Dear Members of the Academy:

I see once again that you, The Hollywood Elite, have completely ignored the work of Grieco. While you were busy handing out awards to anyone who cobbled together some politically-charged or socially-conscious claptrap, Grieco was busting his ass making movies for the people. What’s that you say? Grieco didn’t make any movies during 2005? Well, I guess you failed to catch a little film I like to call Forget About It. Had you watched it you would have seen some bold Italian stereotypes put forth not only by Grieco, but by Burt Reynolds and the future star of Bts’s and my gripping drama “The Statistician,” Robert Loggia. But you know what? It’s not just about this year. What about last year when you didn’t even bother to open the copies of Grieco’s Dead Easy that I sent you. Look, I didn’t see the movie either, but I think it’s some kind of cat and mouse piece full of intrigue and pure awesomeness, so it’s your loss. Your anti-Grieco tendencies can even be traced back all the way to ought-one when you skipped over the performances of Grieco, Dice Clay, Ice T, Gremlins’s Zach Galligan, and legendary Skid Row front man, Sebastian Bach, in the brilliant Point Doom. That’s right, Point F’ing Doom. Did its sleazy agents and exposure of the dark underbelly of LA nightlife hit a little too close to home? Or was its seemingly $20.00 budget just too damn real for you?

What’s that Academy? You say this year’s winners in the male acting categories are more deserving than Grieco? Bullshit, I say! Pure bullshit. Let’s look at Best Supporting Actor, George Clooney. Please. Grieco was the sexiest man alive when Clooney was still sportin’ a mullet on “The Facts of Life” trying to get Blair to bang him in the back of the bookstore. That brings us to Best Actor, Phillip Seymour Hoffman. OK, so I can’t say anything bad about him. I mean, everything that guy does is gold. But ask yourself this Academy; does Phillip Seymour Hoffman have a blog dedicated to him that’s run by a somewhat crazed, incredibly bored 30 year-old who spends all of his free time watching crappy movies and yelling at the TV because he’s positive that if he could just get somebody to read his screenplay about the Russian sub captain and the hairdresser who open up a small clothing boutique together in SoHo he would be totally famous? No. No, he does not. And if Phillip Seymour Hoffman doesn’t have that going for him, how could he possibly be worthy of an Oscar?

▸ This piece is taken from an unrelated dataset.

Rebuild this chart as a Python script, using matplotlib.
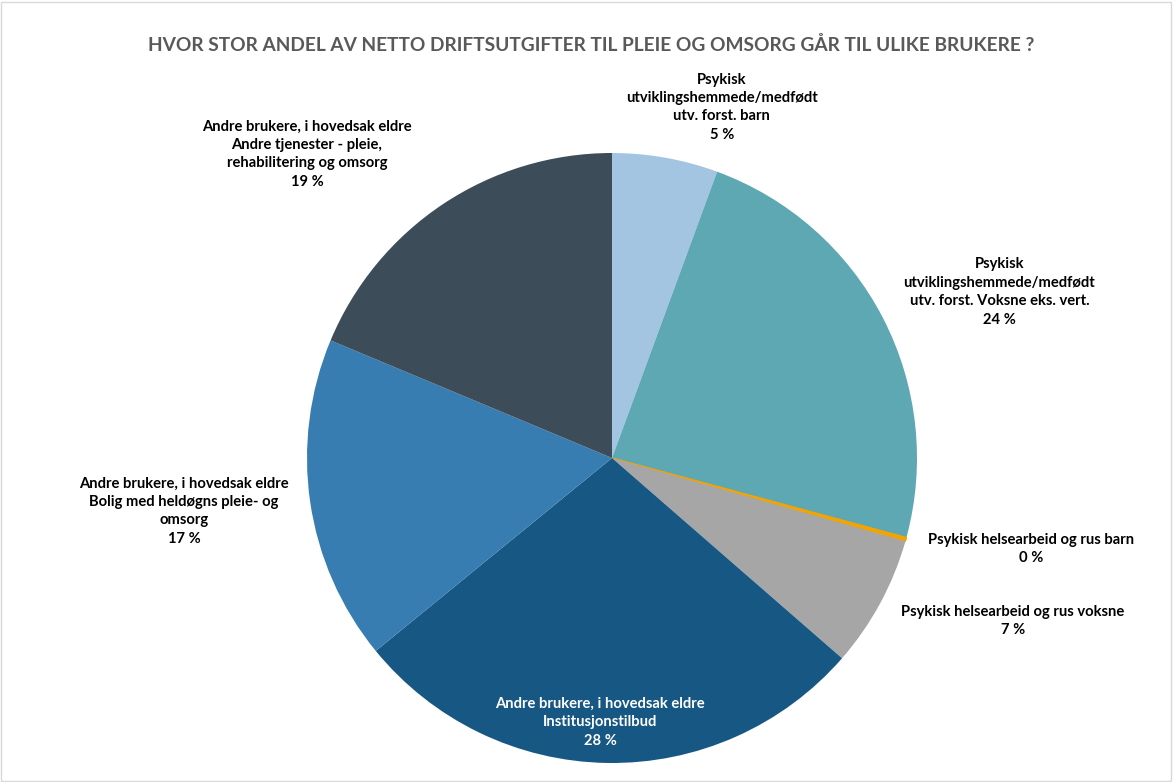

In closing, I would like to thank the members of the Academy. That’s right. Thank you. Thank you for proving once again that, despite your best efforts, Grieco will not simply go away. Nay! He will never go quietly into the night no matter how many times you pass him over. For now, even as you are snubbing him on this most special of eves, he is in post-production for Raiders of the Damned which is going to blow your freakin’ minds, and he is in pre-production for a piece entitled The Ghost Riders. It’s about dead outlaws who return from the depths of hell to wreak havoc upon a small town, so suck on that. If you ignore either of those films you might as well just be the Independent Spirit Awards.

Sincerely,

Michael Corben

P.S. Please find a copy of Hair Today, Gone Tomorrow: The Hunt for Dreads October enclosed. Thank you for your time and consideration. I look forward to hearing from you soon.

1 comment:

Anonymous said...

Your last name is Corben? And all this time I thought I was living with a guy named "#5". I feel so used.